> **SOURCE EXCERPT**:
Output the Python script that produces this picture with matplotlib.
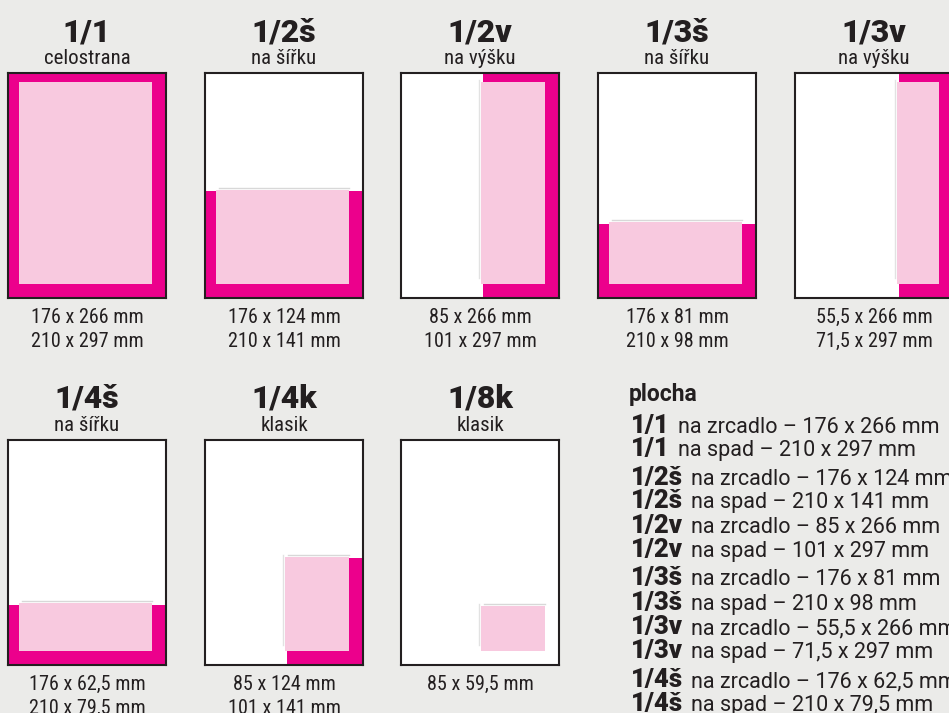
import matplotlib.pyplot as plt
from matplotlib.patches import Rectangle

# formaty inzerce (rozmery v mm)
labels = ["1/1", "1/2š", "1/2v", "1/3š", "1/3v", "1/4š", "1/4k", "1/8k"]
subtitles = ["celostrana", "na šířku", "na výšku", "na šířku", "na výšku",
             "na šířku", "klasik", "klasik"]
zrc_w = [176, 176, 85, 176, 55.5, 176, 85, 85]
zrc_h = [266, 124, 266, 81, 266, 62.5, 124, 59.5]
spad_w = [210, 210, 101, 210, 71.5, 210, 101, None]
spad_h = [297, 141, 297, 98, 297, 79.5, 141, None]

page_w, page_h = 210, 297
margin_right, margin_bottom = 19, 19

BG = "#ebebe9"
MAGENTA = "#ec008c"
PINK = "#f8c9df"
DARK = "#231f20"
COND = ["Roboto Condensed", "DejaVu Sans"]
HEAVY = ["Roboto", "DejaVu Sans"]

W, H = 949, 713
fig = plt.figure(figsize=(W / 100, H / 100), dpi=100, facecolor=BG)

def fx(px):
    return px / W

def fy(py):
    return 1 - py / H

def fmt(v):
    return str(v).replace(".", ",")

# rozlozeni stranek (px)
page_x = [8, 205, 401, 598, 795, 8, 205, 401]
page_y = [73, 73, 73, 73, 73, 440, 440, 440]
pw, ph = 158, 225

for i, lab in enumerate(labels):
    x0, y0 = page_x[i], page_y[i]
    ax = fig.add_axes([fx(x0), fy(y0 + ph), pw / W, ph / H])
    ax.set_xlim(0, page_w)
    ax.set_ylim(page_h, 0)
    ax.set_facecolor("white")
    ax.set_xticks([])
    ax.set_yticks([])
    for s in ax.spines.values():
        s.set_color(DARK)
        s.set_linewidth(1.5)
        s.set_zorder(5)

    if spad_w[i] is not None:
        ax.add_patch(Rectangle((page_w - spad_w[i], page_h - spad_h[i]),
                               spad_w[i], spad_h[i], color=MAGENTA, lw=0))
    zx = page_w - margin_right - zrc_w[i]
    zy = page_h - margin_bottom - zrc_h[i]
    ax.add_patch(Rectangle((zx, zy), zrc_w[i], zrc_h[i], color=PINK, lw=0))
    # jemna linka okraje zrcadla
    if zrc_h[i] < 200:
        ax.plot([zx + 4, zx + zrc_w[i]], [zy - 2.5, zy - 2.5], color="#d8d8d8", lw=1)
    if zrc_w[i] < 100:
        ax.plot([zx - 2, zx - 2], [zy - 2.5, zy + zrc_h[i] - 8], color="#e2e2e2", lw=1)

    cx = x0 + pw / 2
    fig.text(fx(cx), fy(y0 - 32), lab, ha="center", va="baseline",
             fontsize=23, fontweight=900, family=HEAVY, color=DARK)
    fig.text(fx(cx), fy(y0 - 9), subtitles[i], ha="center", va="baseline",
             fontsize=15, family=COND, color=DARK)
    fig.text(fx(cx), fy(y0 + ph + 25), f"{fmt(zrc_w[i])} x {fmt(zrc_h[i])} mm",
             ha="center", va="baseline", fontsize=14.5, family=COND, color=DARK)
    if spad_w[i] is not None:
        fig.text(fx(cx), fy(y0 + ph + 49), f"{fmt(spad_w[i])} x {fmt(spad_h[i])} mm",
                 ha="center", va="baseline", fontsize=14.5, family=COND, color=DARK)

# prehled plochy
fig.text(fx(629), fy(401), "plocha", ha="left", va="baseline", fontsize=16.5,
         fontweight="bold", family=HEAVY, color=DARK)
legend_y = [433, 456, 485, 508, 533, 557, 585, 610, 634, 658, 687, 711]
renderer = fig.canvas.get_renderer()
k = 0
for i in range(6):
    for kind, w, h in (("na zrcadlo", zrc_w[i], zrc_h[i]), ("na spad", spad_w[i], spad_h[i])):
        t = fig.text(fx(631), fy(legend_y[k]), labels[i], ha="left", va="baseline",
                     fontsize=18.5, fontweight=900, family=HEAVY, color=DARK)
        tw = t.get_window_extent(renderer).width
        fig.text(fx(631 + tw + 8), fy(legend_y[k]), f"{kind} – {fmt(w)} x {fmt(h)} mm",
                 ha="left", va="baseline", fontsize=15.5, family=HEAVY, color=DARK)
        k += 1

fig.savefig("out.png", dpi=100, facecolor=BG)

> **EXERCISE BRIEF**: Go through the listing above and list every line that has the word "matplotlib".

> **RESPONSE TO THE TASK**:
Output the Python script that produces this picture with matplotlib.
import matplotlib.pyplot as plt
from matplotlib.patches import Rectangle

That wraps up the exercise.